» **Task goal**
Using the data beneath, show every line that includes the word "matplotlib".

» **Record excerpts**

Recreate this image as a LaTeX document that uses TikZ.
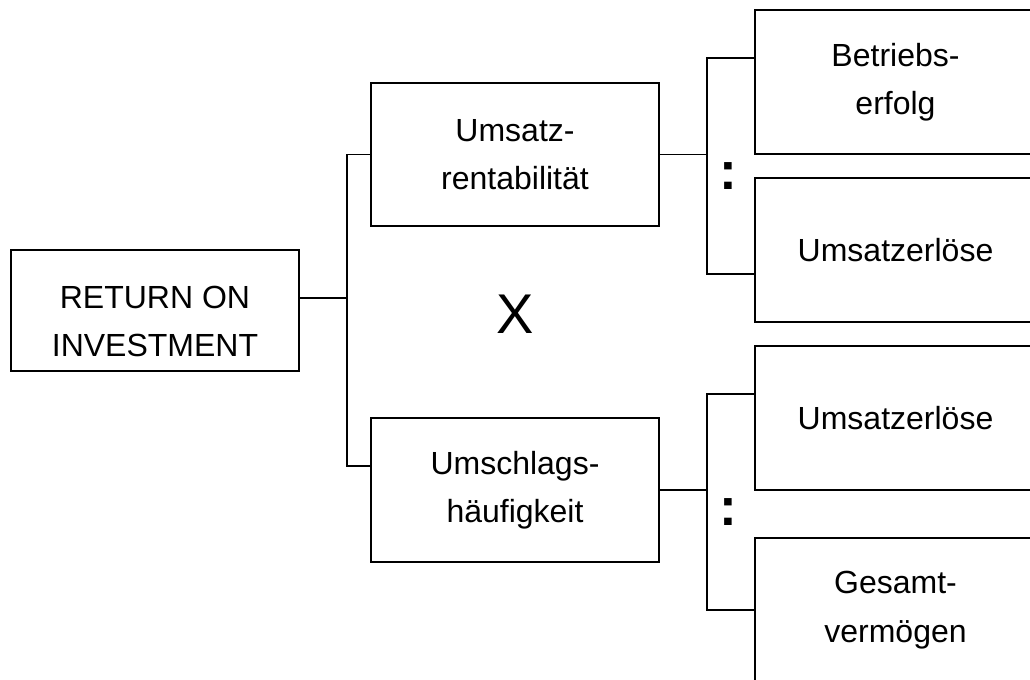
\documentclass[tikz,border=0pt]{standalone}
\usepackage{fontspec}
\setmainfont{Liberation Sans}
\begin{document}
\begin{tikzpicture}[x=0.75pt,y=-0.75pt,
  box/.style={draw,line width=1.8pt,inner sep=0pt,align=center,font=\fontsize{24}{36.4}\selectfont},
  wide/.style={minimum width=216pt},
  rbox/.style={minimum width=210.75pt,minimum height=108pt},
  conn/.style={line width=1.3pt},
  colon/.style={inner sep=0pt,anchor=base,font=\fontsize{40}{40}\bfseries\selectfont}]
\clip (0,0) rectangle (1030,679);
\node[box,wide,minimum height=90.75pt,text height=69.75pt] (roi) at (155,310.5) {RETURN ON\\INVESTMENT};
\node[box,wide,minimum height=107.25pt] (umsatz) at (515,154.5) {Umsatz-\\rentabilität};
\node[box,wide,minimum height=108pt] (umschlag) at (515,490) {Umschlags-\\häufigkeit};
\node[box,rbox] (betrieb) at (895.5,82) {Betriebs-\\erfolg};
\node[box,rbox] (erloesA) at (895.5,250) {Umsatzerlöse};
\node[box,rbox] (erloesB) at (895.5,418) {Umsatzerlöse};
\node[box,rbox] (gesamt) at (895.5,610) {Gesamt-\\vermögen};
\node[font=\fontsize{42}{42}\selectfont,inner sep=0pt] (mal) at (515,314) {X};
\node[colon] (divA) at (728,189.7) {:};
\node[colon] (divB) at (728,525.7) {:};
\coordinate (j1) at (347,298);
\coordinate (j2) at (707,154.5);
\coordinate (j3) at (707,490);
\draw[conn] ([yshift=9.4pt]roi.east) -- (j1);
\draw[conn] (umsatz.west) -| (j1) |- ([yshift=18pt]umschlag.west);
\draw[conn] (umsatz.east) -- (j2);
\draw[conn] ([yshift=18pt]betrieb.west) -| (j2) |- ([yshift=-18pt]erloesA.west);
\draw[conn] (umschlag.east) -- (j3);
\draw[conn] ([yshift=18pt]erloesB.west) -| (j3) |- (gesamt.west);
\end{tikzpicture}
\end{document}
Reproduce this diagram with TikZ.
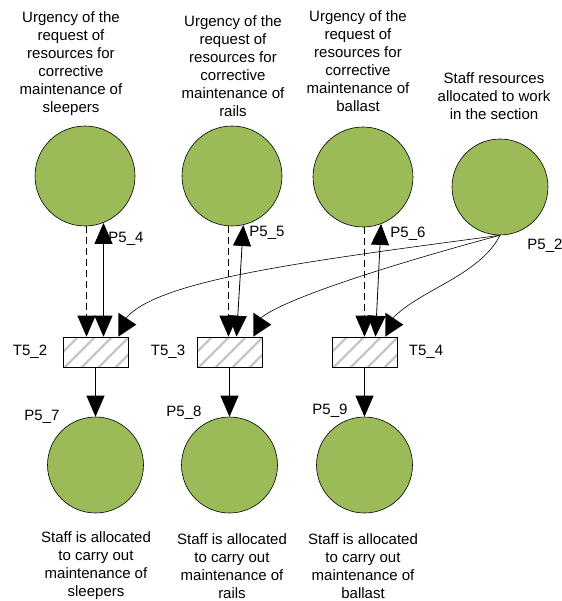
\documentclass[tikz,border=0pt]{standalone}
\usepackage{fontspec}
\setmainfont{Liberation Sans}
\usetikzlibrary{arrows.meta,calc}
\definecolor{placegreen}{HTML}{9BBB59}
\begin{document}
\begin{tikzpicture}[x=1pt,y=-1pt,font=\fontsize{15}{18}\selectfont,
  place/.style={circle,draw=black,fill=placegreen,minimum size=100pt,inner sep=0pt,line width=0.6pt},
  trans/.style={rectangle,draw=black,line width=0.6pt,minimum width=65pt,minimum height=30pt,inner sep=0pt,
    path picture={\foreach \k in {-3,...,5}{\draw[gray!45,line width=2.2pt]
      ($(path picture bounding box.south west)+(\k*17pt,-2pt)$) -- ++(36pt,36pt);}}},
  lbl/.style={inner sep=0pt,align=center},
  arc/.style={line width=0.8pt,-{Triangle[width=18pt,length=21pt]}},
  darc/.style={line width=0.8pt,{Triangle[width=18pt,length=21pt]}-{Triangle[width=18pt,length=21pt]}},
  dasharc/.style={line width=0.8pt,dash pattern=on 7pt off 4pt,draw=black,
    -{Triangle[width=18pt,length=21pt]}},
  curvearc/.style={line width=0.6pt},
  headfill/.style={fill=black}]
\useasboundingbox (0,0) rectangle (561,601);

% top texts
\node[lbl] (t1) at (71,64) {Urgency of the\\request of\\resources for\\corrective\\maintenance of\\sleepers};
\node[lbl] (t2) at (233,66) {Urgency of the\\request of\\resources for\\corrective\\maintenance of\\rails};
\node[lbl] (t3) at (358,61) {Urgency of the\\request of\\resources for\\corrective\\maintenance of\\ballast};
\node[lbl] (t4) at (494,96) {Staff resources\\allocated to work\\in the section};

% places
\node[place] (P54) at (85,176) {};
\node[place] (P55) at (232,176) {};
\node[place] (P56) at (363,177) {};
\node[place,minimum size=96pt] (P52) at (500,187) {};
\node[place,minimum size=96pt] (P57) at (95.5,465) {};
\node[place,minimum size=96pt] (P58) at (229.5,465) {};
\node[place,minimum size=96pt] (P59) at (364.5,465) {};

% transitions
\node[trans] (T52) at (95.5,352) {};
\node[trans] (T53) at (229.5,352) {};
\node[trans] (T54) at (364.5,352) {};

% labels
\node[lbl] (lP54) at (126,239) {P5\_4};
\node[lbl] (lP55) at (267,233) {P5\_5};
\node[lbl] (lP56) at (408,234) {P5\_6};
\node[lbl] (lP52) at (545,246) {P5\_2};
\node[lbl] (lT52) at (30,352) {T5\_2};
\node[lbl] (lT53) at (168,352) {T5\_3};
\node[lbl] (lT54) at (426,352) {T5\_4};
\node[lbl] (lP57) at (42,417) {P5\_7};
\node[lbl] (lP58) at (184,413) {P5\_8};
\node[lbl] (lP59) at (330,411) {P5\_9};

% bottom texts
\node[lbl] (b1) at (96,566) {Staff is allocated\\to carry out\\maintenance of\\sleepers};
\node[lbl] (b2) at (232,566) {Staff is allocated\\to carry out\\maintenance of\\rails};
\node[lbl] (b3) at (363,566) {Staff is allocated\\to carry out\\maintenance of\\ballast};

% end points on the transitions
\coordinate (d52) at ($(T52.north)+(-9,0)$);
\coordinate (s52) at ($(T52.north)+(8,0)$);
\coordinate (d53) at ($(T53.north)+(-1,0)$);
\coordinate (s53) at ($(T53.north)+(7,0)$);
\coordinate (d54) at ($(T54.north)+(0,0)$);
\coordinate (s54) at ($(T54.north)+(11,0)$);

% arcs top places <-> transitions
\draw[dasharc] (P54.-89 -| d52) -- (d52);
\draw[darc] (P54.-69 -| s52) -- (s52);
\draw[dasharc] (P55.-95 -| d53) -- (d53);
\draw[darc] (P55.-77) -- (s53);
\draw[dasharc] (P56.-88 -| d54) -- (d54);
\draw[darc] (P56.-69) -- (s54);

% arcs transitions -> bottom places
\draw[arc] (T52.south) -- (P57.north);
\draw[arc] (T53.south) -- (P58.north);
\draw[arc] (T54.south) -- (P59.north);

% arcs from P5_2 with their heads
\coordinate (h52) at ($(T52.north east)+(-10,-24)$);
\coordinate (h53) at ($(T53.north east)+(-9,-24)$);
\coordinate (h54) at ($(T54.north east)+(-12,-24)$);
\fill[headfill] (h52) -- ++(0,24) -- ++(18,-12) -- cycle;
\fill[headfill] (h53) -- ++(0,24) -- ++(18,-12) -- cycle;
\fill[headfill] (h54) -- ++(0,24) -- ++(18,-12) -- cycle;
\coordinate (c52) at ($(h52)+(8,5)$);
\coordinate (c53) at ($(h53)+(8,5)$);
\coordinate (c54) at ($(h54)+(8,5)$);
\draw[curvearc] (P52.south) .. controls (300,262) and (160,280) .. (c52);
\draw[curvearc] (P52.south) .. controls (400,262) and (285,298) .. (c53);
\draw[curvearc] (P52.south) .. controls (480,275) and (420,290) .. (c54);
\end{tikzpicture}
\end{document}
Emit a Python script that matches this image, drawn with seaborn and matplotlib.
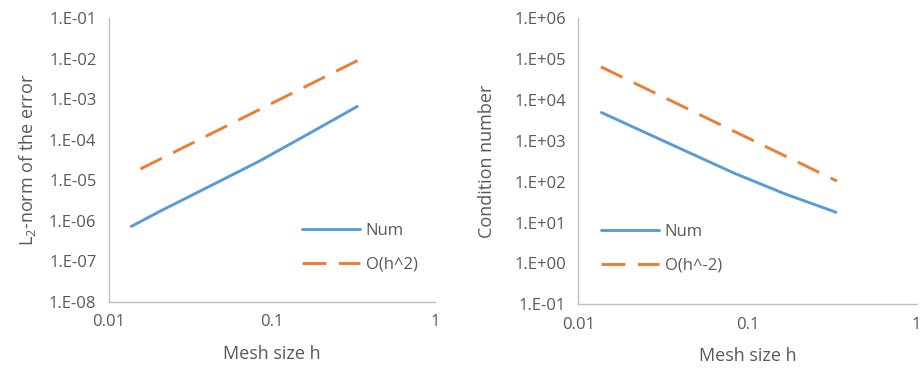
import numpy as np
import pandas as pd
import matplotlib
matplotlib.use("Agg")
import matplotlib.pyplot as plt
import seaborn as sns

# ---- data ----
h_num = [1/73, 1/48, 1/24, 1/12, 1/6, 1/3]
err_num = [7.3e-7, 1.77e-6, 7.2e-6, 2.94e-5, 1.38e-4, 6.6e-4]
h_err_ref = [0.0156, 0.336]
err_ref = [1.9e-5, 9.0e-3]

cond_num = [4900, 2210, 596, 161, 50, 17.8]
h_cond_ref = [0.0136, 0.338]
cond_ref = [6.4e4, 103]

x_ticks = [0.01, 0.1, 1]
x_labels = ["0.01", "0.1", "1"]
y_ticks_err = [1e-8, 1e-7, 1e-6, 1e-5, 1e-4, 1e-3, 1e-2, 1e-1]
y_labels_err = ["1.E-08", "1.E-07", "1.E-06", "1.E-05", "1.E-04", "1.E-03", "1.E-02", "1.E-01"]
y_ticks_cond = [1e-1, 1e0, 1e1, 1e2, 1e3, 1e4, 1e5, 1e6]
y_labels_cond = ["1.E-01", "1.E+00", "1.E+01", "1.E+02", "1.E+03", "1.E+04", "1.E+05", "1.E+06"]

BLUE = "#5B9BD5"
ORANGE = "#ED7D31"
TXT = "#595959"
GRID = "#BFBFBF"

sns.set_theme(style="white")
plt.rcParams["font.family"] = ["Open Sans", "DejaVu Sans"]
plt.rcParams["mathtext.default"] = "regular"

fig = plt.figure(figsize=(9.21, 3.68), dpi=100)
axL = fig.add_axes([109/921, 1-302/368, 326/921, 284/368])
axR = fig.add_axes([578.3/921, 1-304.3/368, 338.4/921, 286.3/368])


def draw(ax, h1, y1, lab1, h2, y2, lab2, yticks, ylabels, ylim, ylabel, ylab_x, leg_anchor):
    d1 = pd.DataFrame({"h": h1, "v": y1})
    d2 = pd.DataFrame({"h": h2, "v": y2})
    sns.lineplot(data=d1, x="h", y="v", ax=ax, color=BLUE, linewidth=2.1, label=lab1)
    sns.lineplot(data=d2, x="h", y="v", ax=ax, color=ORANGE, linewidth=2.1, label=lab2)
    ax.lines[1].set_dashes((8.2, 4.3))
    ax.lines[1].set_dash_capstyle("butt")
    ax.set_xscale("log")
    ax.set_yscale("log")
    ax.set_xlim(0.01, 1)
    ax.set_ylim(*ylim)
    ax.set_xticks(x_ticks, x_labels)
    ax.set_yticks(yticks, ylabels)
    ax.minorticks_off()
    ax.tick_params(axis="both", length=0, colors=TXT, labelsize=12)
    ax.tick_params(axis="x", pad=9)
    ax.tick_params(axis="y", pad=9)
    for s in ["top", "right"]:
        ax.spines[s].set_visible(False)
    for s in ["left", "bottom"]:
        ax.spines[s].set_color(GRID)
        ax.spines[s].set_linewidth(1.0)
    ax.set_xlabel("Mesh size h", fontsize=13, color=TXT)
    ax.set_ylabel(ylabel, fontsize=13, color=TXT)
    ax.xaxis.set_label_coords(0.5, -0.15)
    ax.yaxis.set_label_coords(ylab_x, 0.5)
    ax.grid(False)
    leg = ax.legend(loc="upper left", bbox_to_anchor=leg_anchor, frameon=False,
                    fontsize=12, handlelength=3.5, handletextpad=0.35,
                    labelspacing=1.05, borderpad=0, borderaxespad=0)
    for t in leg.get_texts():
        t.set_color(TXT)
    leg.get_lines()[1].set_dashes((8.2, 4.3))
    leg.get_lines()[1].set_dash_capstyle("butt")


draw(axL, h_num, err_num, "Num", h_err_ref, err_ref, "O(h^2)",
     y_ticks_err, y_labels_err, (1e-8, 1e-1), "L$_2$-norm of the error", -0.218, (0.591, 0.277))
draw(axR, h_num, cond_num, "Num", h_cond_ref, cond_ref, "O(h^-2)",
     y_ticks_cond, y_labels_cond, (1e-1, 1e6), "Condition number", -0.244, (0.066, 0.281))

fig.savefig("out.png", dpi=100)
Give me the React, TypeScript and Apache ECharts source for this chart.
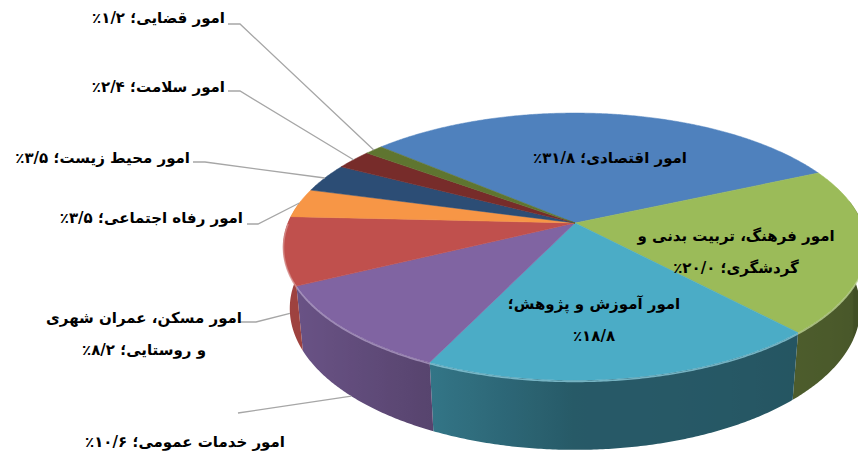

» **Solution for this exercise**
Emit a Python script that matches this image, drawn with seaborn and matplotlib.
import matplotlib
matplotlib.use("Agg")
import matplotlib.pyplot as plt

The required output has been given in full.